REPUBLIKA.CO.ID, YOGYAKARTA -- Pengamat hukum pidana Universitas Gadjah Mada (UGM) Yogyakarta Dr Eddy OS Hierij mengatakan, subyektivitas Komisi Pemberantasan Korupsi (KPK) dalam menahan mantan Presiden PKS Lutfi Hasan Ishaaq sudah sangat tepat.
"Apa yang dilakukan KPK saya kira sudah on the right track," ujarnya kepada Republika Online, Ahad (3/2).
Diakuinya subyektivitas KPK yang digunakan lembaga tersebut untuk menahan LHI dilakukan agar mantan presiden PKS ini tidak menghilangkan barang bukti.
"Ini kan tertangkap tangan, meskipun LHI tidak. Namun Fathonah kan tertangkap tangan. Kalau tidak langsung ditahan dia (LHI) bisa hilangkan barang bukti seperti kuitansi maupun data-data di laptop," tambahnya.
Menurutnya, unsur subyektivitas dalam hukum pidana tidak hanya dimiliki KPK tetapi juga jaksa dan polisi. Unsur ini juga dilindungi oleh pasal 21 KUHP.
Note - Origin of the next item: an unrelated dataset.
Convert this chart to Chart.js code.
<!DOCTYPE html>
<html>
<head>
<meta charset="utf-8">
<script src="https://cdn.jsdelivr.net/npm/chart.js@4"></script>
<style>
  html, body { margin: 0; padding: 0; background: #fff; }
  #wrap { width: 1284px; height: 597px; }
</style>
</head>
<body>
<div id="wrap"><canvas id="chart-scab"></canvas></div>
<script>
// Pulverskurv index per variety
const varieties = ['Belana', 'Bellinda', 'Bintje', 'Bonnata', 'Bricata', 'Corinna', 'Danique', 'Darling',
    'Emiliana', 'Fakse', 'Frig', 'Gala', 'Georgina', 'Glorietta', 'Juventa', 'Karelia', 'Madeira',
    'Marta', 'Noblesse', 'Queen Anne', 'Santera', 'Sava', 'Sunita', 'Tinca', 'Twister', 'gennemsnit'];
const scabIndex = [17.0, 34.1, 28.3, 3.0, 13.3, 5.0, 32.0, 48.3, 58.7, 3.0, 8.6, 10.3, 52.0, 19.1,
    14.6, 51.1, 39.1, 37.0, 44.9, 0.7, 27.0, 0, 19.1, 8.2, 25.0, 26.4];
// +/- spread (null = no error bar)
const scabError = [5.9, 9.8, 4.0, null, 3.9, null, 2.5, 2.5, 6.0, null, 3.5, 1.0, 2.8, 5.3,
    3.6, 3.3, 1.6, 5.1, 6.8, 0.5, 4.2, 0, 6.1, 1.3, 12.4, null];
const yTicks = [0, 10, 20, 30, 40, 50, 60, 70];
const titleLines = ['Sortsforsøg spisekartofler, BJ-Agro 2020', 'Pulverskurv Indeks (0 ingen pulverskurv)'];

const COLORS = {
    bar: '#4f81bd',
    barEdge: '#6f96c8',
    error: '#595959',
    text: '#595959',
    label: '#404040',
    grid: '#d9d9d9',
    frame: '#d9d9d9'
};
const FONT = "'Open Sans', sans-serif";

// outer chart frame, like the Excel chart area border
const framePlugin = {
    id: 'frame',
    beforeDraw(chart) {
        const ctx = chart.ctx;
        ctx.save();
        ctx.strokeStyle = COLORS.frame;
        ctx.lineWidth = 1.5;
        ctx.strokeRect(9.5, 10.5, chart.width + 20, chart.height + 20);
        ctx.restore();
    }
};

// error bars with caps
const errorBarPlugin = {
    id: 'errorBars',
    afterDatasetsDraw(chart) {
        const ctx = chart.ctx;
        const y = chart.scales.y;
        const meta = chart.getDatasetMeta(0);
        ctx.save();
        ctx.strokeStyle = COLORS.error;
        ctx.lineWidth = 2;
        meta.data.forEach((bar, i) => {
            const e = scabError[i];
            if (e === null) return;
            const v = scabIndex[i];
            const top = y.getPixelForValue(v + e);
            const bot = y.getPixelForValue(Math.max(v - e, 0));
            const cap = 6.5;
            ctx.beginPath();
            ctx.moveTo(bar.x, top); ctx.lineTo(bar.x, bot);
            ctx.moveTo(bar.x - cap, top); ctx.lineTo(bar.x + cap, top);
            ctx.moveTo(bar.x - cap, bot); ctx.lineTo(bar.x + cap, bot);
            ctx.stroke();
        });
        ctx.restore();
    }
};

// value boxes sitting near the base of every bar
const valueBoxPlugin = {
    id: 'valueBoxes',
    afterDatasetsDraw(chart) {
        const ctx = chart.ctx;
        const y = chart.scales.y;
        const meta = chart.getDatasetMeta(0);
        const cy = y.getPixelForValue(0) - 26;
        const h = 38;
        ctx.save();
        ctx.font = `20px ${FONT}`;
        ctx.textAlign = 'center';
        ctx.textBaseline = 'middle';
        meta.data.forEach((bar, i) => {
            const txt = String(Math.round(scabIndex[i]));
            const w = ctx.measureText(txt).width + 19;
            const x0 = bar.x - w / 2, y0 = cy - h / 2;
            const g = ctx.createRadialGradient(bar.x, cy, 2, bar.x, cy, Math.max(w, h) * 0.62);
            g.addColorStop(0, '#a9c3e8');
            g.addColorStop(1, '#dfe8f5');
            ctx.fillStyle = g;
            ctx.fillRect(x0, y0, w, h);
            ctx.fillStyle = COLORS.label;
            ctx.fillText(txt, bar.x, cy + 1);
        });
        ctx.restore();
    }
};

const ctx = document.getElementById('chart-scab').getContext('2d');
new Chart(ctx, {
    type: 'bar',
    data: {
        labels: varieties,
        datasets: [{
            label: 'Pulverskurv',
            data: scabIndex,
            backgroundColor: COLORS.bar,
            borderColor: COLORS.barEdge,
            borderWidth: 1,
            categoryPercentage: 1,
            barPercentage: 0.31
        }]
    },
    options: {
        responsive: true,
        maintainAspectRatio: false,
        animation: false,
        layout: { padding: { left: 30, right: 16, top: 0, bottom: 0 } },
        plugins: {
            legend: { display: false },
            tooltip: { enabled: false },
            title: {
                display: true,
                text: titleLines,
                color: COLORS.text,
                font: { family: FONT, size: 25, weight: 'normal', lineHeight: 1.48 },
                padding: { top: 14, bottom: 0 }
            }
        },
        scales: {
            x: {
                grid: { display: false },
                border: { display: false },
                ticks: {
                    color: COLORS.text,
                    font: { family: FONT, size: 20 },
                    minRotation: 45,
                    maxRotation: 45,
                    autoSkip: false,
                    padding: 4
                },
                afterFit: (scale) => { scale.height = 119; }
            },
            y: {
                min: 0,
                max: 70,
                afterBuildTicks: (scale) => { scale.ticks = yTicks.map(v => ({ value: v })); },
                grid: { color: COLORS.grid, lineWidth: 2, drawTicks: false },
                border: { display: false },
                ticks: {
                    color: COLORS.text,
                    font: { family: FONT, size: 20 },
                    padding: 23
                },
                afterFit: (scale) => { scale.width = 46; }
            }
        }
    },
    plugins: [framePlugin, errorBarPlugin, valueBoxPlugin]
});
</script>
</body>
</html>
Berdasarkan aturan tersebut syarat dilakukan penahanan itu sebenarnya ada 3 macam, yaitu syarat kelengkapan formal seperti surat penahanan dan sebagainya, syarat obyektivitas seperti untuk ancaman penahanan 5 tahun ke atas serta syarat ketiga adalah subyektivitas.
"Syarat subyektivitas ini bisa dilakukan jika ada kekhawatiran aparat kalau yang bersangkutan akan melarikan diri atau menghilangkan barang bukti serta mengulangi perbuatannya," tegasnya.
Karena itulah kata dia, KPK memberlakukan tindakan yang berbeda antara Andi Malarangengdan LHI. "Kenapa Andi tidak ditahan, karena aparat tidak khawatir barang bukti akan hilang. Sedangkan LHI ini jelas tertangkap tangan, kemungkinan itu (hilangkan BB) bisa terjadi," tambahnya.
Karena itu dia sepakat jika KPK langsung menahan mantan presiden PKS tersebut. Dan itu sah secara hukum menurutnya.
Saat ditanya unsur politis dalam kasus LHI, Eddy mengatakan, tidak ada unsur politis sama sekali daam kasus tersebut. Pasalnya KPK jelas telah memiliki barang bukti kuat saat penahanan LHI. "KPK jelas sudah memiliki bukti kuat, tidak ada unsur politis. Kalau dianggap ada, itu hanya kalap saja karen tertangkap basah," tegasnya.